## [Records to use]

....................

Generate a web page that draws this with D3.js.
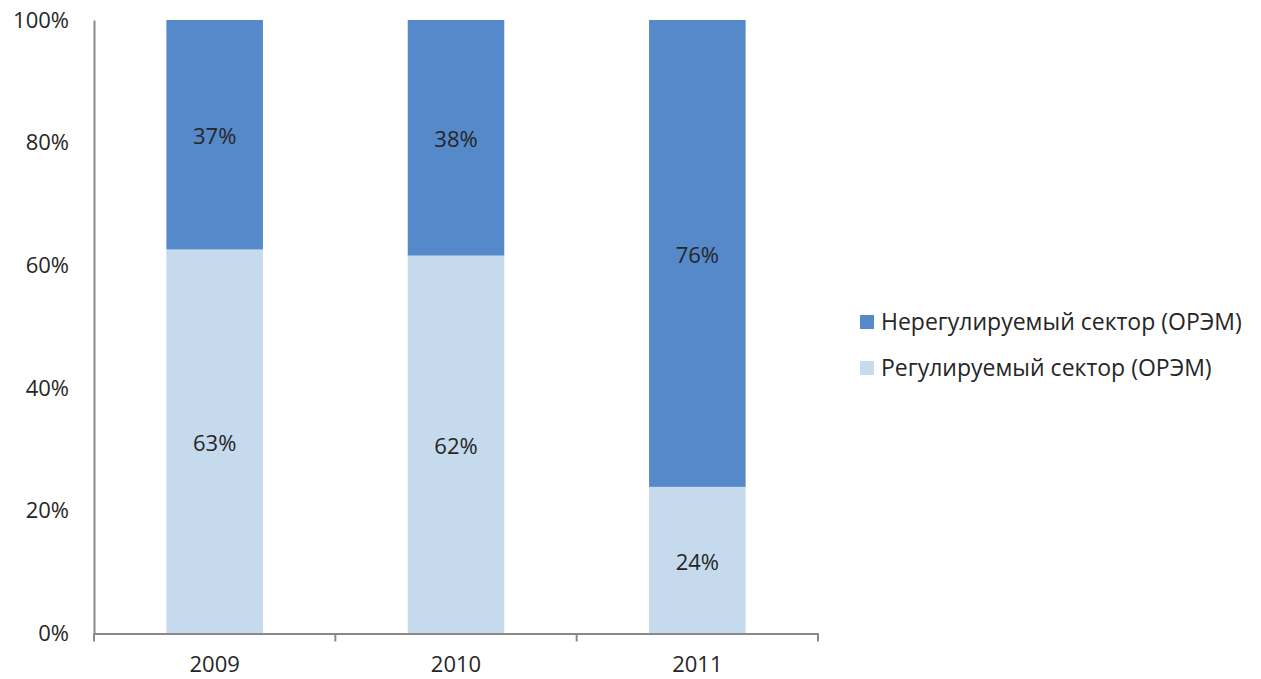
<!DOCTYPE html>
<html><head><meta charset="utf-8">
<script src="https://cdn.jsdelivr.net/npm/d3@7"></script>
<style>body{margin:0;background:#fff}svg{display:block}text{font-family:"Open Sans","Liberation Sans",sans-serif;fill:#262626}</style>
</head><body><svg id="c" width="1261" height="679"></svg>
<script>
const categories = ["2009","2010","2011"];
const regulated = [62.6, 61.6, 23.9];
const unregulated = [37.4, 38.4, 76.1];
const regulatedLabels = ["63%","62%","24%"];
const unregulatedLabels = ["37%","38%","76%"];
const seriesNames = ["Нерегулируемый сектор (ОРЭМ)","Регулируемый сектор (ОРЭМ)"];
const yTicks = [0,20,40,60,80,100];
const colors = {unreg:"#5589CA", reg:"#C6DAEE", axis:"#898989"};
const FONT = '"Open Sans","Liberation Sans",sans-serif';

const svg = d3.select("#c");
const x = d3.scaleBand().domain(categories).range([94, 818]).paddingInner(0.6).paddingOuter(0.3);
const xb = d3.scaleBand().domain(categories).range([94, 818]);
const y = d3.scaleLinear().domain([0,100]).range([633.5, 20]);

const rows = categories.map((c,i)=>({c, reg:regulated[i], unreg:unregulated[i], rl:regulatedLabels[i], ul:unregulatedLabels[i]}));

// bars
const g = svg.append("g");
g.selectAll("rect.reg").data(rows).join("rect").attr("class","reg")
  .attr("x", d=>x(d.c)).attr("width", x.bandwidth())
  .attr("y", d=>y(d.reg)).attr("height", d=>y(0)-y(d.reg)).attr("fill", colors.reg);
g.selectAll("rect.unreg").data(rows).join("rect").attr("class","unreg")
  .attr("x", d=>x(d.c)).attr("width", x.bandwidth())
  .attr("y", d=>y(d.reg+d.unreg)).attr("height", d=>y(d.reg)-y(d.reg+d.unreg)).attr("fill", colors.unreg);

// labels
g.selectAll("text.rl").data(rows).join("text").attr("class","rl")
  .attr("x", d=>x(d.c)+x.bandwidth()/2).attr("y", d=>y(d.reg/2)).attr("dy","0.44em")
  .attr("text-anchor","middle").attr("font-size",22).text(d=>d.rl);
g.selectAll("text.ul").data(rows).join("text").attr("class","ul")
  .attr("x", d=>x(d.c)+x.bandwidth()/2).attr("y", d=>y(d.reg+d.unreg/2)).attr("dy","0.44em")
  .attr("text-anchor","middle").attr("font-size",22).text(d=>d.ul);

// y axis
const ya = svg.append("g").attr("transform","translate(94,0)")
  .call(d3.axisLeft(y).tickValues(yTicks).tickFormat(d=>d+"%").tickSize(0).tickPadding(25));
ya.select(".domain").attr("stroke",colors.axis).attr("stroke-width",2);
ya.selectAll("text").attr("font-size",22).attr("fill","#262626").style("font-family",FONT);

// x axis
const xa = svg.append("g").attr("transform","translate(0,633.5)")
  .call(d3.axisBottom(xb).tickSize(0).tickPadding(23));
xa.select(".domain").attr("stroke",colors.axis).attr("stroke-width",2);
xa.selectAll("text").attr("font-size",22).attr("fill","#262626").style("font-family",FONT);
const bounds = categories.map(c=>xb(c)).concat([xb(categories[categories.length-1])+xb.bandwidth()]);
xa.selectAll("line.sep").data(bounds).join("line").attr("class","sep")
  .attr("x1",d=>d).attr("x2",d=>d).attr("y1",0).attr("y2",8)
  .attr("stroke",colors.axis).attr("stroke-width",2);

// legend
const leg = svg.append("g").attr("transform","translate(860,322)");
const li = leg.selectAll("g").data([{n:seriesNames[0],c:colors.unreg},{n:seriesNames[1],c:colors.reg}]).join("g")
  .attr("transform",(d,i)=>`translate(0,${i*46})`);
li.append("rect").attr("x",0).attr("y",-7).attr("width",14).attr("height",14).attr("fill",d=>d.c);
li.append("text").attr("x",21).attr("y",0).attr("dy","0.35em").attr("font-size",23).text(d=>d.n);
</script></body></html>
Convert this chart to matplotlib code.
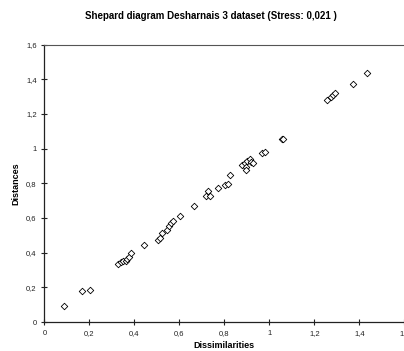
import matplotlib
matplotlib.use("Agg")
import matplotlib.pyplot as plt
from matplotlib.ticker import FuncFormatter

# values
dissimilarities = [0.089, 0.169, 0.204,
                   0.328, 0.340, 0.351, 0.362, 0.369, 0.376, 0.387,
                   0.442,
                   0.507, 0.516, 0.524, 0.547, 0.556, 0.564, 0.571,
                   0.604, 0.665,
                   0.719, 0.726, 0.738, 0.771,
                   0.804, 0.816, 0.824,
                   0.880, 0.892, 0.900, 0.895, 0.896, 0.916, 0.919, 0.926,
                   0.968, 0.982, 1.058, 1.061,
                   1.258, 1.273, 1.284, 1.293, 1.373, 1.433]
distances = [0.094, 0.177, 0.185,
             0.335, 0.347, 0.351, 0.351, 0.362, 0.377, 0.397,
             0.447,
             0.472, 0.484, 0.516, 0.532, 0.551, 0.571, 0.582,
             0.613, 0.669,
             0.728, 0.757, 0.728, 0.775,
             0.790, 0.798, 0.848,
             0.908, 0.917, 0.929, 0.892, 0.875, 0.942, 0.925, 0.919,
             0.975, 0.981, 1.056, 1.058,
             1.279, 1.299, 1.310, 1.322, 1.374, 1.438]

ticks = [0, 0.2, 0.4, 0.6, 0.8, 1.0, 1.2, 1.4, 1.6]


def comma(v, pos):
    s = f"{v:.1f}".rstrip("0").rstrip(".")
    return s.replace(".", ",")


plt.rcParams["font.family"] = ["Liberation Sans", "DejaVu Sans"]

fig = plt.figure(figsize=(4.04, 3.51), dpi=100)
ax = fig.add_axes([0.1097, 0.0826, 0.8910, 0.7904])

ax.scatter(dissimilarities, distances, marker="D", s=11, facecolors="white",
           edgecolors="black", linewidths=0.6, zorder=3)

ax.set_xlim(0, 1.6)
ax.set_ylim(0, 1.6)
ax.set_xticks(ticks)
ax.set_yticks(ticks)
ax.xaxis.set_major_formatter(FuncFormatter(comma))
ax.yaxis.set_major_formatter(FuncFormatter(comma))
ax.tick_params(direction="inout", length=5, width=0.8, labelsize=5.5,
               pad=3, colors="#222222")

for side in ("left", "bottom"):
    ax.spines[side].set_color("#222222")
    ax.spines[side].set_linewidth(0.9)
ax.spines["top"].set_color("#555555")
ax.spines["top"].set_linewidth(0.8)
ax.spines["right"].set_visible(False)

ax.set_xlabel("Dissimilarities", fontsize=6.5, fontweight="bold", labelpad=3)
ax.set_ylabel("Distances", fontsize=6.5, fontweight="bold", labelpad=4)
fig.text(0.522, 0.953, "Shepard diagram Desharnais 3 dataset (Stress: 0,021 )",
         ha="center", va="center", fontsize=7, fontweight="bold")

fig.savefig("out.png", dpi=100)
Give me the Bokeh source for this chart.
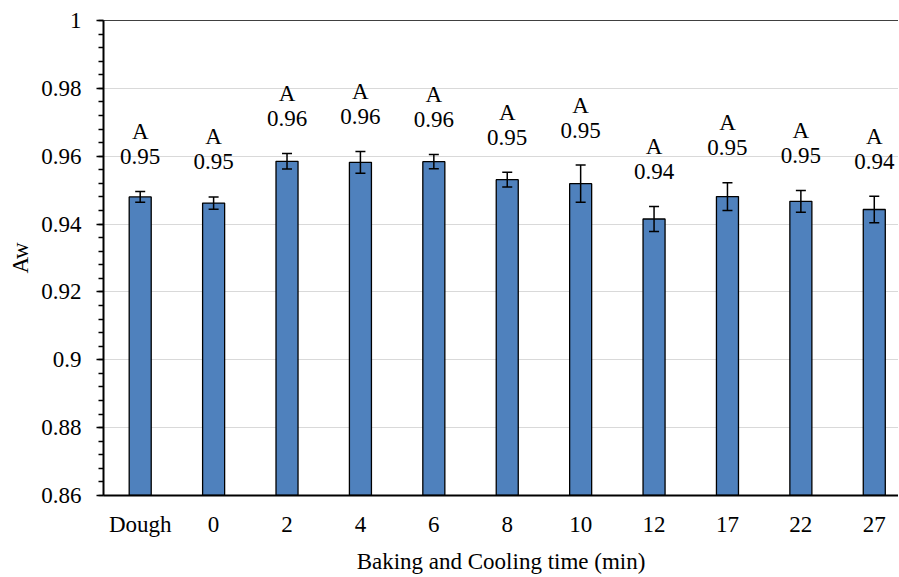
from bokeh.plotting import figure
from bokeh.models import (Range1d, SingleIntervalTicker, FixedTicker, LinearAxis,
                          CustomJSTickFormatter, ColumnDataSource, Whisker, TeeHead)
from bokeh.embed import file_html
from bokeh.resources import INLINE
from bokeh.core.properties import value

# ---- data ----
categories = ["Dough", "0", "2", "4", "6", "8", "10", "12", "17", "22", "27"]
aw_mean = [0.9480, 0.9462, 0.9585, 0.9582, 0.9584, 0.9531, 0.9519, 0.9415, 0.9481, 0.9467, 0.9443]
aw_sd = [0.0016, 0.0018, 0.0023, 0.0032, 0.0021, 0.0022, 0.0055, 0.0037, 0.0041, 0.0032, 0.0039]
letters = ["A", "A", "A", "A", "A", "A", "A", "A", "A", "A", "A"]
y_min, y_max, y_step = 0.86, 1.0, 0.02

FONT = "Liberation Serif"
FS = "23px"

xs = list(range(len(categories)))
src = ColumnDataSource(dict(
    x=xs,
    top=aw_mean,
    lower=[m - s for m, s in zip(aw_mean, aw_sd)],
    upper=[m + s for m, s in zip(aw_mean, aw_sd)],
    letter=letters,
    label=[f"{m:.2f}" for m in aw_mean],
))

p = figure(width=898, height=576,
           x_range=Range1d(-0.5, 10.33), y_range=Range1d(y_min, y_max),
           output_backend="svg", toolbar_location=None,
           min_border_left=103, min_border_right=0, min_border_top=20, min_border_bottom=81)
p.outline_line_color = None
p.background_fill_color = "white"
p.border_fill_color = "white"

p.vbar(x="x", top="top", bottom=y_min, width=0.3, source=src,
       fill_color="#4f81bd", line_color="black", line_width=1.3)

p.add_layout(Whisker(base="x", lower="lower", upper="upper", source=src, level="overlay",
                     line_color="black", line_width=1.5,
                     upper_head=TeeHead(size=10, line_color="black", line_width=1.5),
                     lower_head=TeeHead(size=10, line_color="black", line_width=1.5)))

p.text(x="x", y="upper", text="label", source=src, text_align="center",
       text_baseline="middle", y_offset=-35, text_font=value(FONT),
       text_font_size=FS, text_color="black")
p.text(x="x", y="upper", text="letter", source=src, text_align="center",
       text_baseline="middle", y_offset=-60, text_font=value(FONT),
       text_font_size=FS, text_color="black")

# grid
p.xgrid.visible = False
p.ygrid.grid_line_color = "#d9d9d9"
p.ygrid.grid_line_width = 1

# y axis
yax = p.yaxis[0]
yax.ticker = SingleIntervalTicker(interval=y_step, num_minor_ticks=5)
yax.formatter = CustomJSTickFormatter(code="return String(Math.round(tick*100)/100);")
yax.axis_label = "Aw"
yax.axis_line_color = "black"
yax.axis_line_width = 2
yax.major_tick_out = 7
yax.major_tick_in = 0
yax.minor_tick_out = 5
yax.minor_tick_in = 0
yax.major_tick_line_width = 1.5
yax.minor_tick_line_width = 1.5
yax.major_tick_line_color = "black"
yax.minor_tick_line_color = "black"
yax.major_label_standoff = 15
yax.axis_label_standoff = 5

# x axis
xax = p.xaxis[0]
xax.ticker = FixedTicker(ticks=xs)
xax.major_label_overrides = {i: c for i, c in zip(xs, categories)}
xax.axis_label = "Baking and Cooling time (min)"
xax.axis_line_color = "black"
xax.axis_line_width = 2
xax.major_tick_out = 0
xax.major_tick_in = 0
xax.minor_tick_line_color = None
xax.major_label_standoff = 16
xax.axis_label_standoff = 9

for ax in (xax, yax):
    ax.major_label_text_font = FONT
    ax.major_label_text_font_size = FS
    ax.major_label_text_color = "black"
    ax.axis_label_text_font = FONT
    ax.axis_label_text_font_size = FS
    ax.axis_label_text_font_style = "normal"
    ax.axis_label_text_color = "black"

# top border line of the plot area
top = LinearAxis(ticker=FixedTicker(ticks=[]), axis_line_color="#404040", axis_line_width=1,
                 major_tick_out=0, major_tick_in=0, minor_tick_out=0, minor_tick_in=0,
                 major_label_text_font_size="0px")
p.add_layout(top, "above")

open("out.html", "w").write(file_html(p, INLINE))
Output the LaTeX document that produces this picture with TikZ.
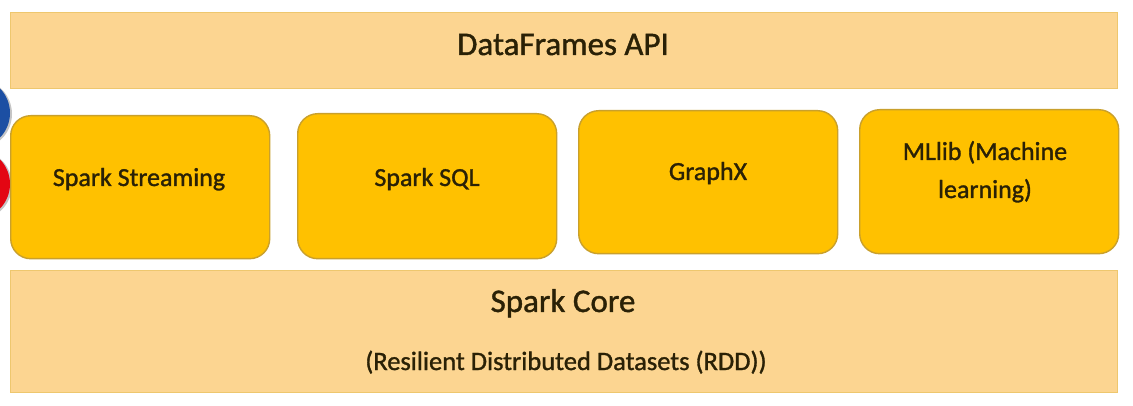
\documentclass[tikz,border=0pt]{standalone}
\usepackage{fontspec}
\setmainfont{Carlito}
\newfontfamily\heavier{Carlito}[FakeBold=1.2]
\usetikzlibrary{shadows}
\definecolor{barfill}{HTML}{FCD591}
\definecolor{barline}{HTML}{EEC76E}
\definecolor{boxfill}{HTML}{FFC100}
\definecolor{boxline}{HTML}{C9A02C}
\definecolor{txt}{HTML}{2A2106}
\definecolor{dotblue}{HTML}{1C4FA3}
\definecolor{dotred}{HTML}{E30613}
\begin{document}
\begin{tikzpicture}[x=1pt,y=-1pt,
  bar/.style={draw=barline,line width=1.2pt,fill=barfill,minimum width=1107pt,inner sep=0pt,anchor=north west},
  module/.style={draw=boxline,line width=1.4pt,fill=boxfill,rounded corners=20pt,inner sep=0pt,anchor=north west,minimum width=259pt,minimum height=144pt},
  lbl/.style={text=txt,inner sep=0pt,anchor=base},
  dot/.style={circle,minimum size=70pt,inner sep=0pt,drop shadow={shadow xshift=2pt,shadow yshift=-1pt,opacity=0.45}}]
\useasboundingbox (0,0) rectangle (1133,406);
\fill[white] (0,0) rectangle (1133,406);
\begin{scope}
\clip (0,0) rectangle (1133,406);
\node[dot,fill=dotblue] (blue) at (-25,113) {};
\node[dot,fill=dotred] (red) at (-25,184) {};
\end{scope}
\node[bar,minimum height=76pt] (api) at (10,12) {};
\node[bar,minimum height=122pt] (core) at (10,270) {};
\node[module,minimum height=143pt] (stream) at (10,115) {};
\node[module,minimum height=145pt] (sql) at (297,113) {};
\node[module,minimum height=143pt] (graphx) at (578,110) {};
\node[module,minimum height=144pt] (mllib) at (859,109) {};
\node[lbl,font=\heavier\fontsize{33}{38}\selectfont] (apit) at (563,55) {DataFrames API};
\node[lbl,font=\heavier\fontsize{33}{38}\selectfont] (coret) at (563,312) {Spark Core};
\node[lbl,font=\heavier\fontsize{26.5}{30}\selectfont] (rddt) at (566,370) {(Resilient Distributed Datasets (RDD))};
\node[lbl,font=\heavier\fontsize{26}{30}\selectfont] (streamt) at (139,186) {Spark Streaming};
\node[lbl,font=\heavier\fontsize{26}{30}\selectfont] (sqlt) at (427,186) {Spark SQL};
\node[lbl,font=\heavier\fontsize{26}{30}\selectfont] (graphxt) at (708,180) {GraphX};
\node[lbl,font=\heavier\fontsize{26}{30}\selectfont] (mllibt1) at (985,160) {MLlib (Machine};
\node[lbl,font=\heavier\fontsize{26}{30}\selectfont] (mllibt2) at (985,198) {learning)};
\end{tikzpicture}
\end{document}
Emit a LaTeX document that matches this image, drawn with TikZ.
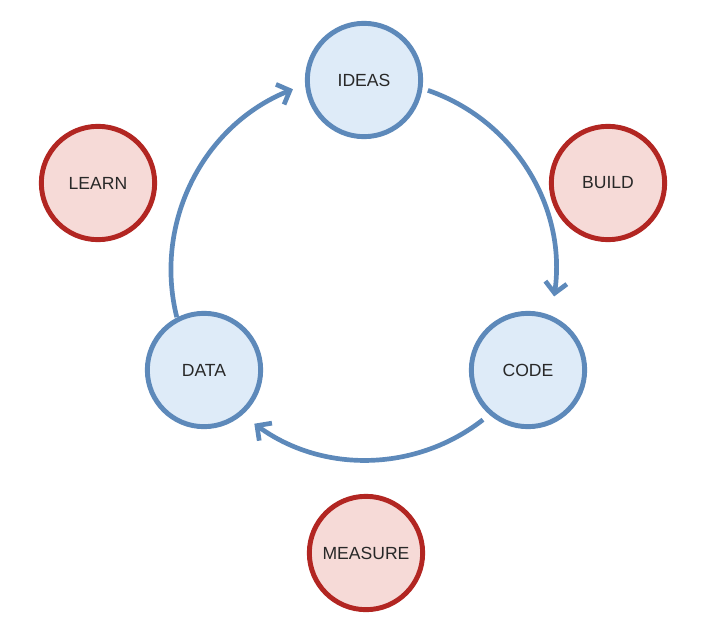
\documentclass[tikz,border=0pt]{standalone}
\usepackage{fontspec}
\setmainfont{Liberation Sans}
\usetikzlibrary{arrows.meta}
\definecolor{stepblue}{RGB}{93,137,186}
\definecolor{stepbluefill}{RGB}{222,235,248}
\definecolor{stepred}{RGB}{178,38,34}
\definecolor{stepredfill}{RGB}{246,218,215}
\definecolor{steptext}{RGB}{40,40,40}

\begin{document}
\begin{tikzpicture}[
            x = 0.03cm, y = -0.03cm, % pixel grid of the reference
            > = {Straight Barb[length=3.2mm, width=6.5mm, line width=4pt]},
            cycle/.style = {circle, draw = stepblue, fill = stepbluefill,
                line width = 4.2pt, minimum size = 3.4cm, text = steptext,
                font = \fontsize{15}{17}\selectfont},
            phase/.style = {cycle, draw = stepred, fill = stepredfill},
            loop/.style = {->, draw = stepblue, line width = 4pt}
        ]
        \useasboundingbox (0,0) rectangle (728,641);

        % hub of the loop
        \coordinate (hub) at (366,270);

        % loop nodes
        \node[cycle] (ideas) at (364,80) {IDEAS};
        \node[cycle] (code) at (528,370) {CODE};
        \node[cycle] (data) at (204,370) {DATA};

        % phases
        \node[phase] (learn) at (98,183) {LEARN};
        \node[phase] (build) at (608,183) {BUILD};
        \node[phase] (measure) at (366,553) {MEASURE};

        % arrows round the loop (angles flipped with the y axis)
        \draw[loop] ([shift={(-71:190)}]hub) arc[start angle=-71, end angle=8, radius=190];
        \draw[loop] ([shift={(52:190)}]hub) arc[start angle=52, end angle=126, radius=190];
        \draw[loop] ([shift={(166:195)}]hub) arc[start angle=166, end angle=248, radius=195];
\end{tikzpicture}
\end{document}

....................

## [What you have to do]
Do not copy any pictures. Retype exactly the stretch from the line with "Convert this chart to matplotlib code." through the line with "ax = fig.add_axes([0.1097, 0.0826, 0.8910, 0.7904])".

## [Output for this exercise]
Convert this chart to matplotlib code.
import matplotlib
matplotlib.use("Agg")
import matplotlib.pyplot as plt
from matplotlib.ticker import FuncFormatter

# values
dissimilarities = [0.089, 0.169, 0.204,
                   0.328, 0.340, 0.351, 0.362, 0.369, 0.376, 0.387,
                   0.442,
                   0.507, 0.516, 0.524, 0.547, 0.556, 0.564, 0.571,
                   0.604, 0.665,
                   0.719, 0.726, 0.738, 0.771,
                   0.804, 0.816, 0.824,
                   0.880, 0.892, 0.900, 0.895, 0.896, 0.916, 0.919, 0.926,
                   0.968, 0.982, 1.058, 1.061,
                   1.258, 1.273, 1.284, 1.293, 1.373, 1.433]
distances = [0.094, 0.177, 0.185,
             0.335, 0.347, 0.351, 0.351, 0.362, 0.377, 0.397,
             0.447,
             0.472, 0.484, 0.516, 0.532, 0.551, 0.571, 0.582,
             0.613, 0.669,
             0.728, 0.757, 0.728, 0.775,
             0.790, 0.798, 0.848,
             0.908, 0.917, 0.929, 0.892, 0.875, 0.942, 0.925, 0.919,
             0.975, 0.981, 1.056, 1.058,
             1.279, 1.299, 1.310, 1.322, 1.374, 1.438]

ticks = [0, 0.2, 0.4, 0.6, 0.8, 1.0, 1.2, 1.4, 1.6]


def comma(v, pos):
    s = f"{v:.1f}".rstrip("0").rstrip(".")
    return s.replace(".", ",")


plt.rcParams["font.family"] = ["Liberation Sans", "DejaVu Sans"]

fig = plt.figure(figsize=(4.04, 3.51), dpi=100)
ax = fig.add_axes([0.1097, 0.0826, 0.8910, 0.7904])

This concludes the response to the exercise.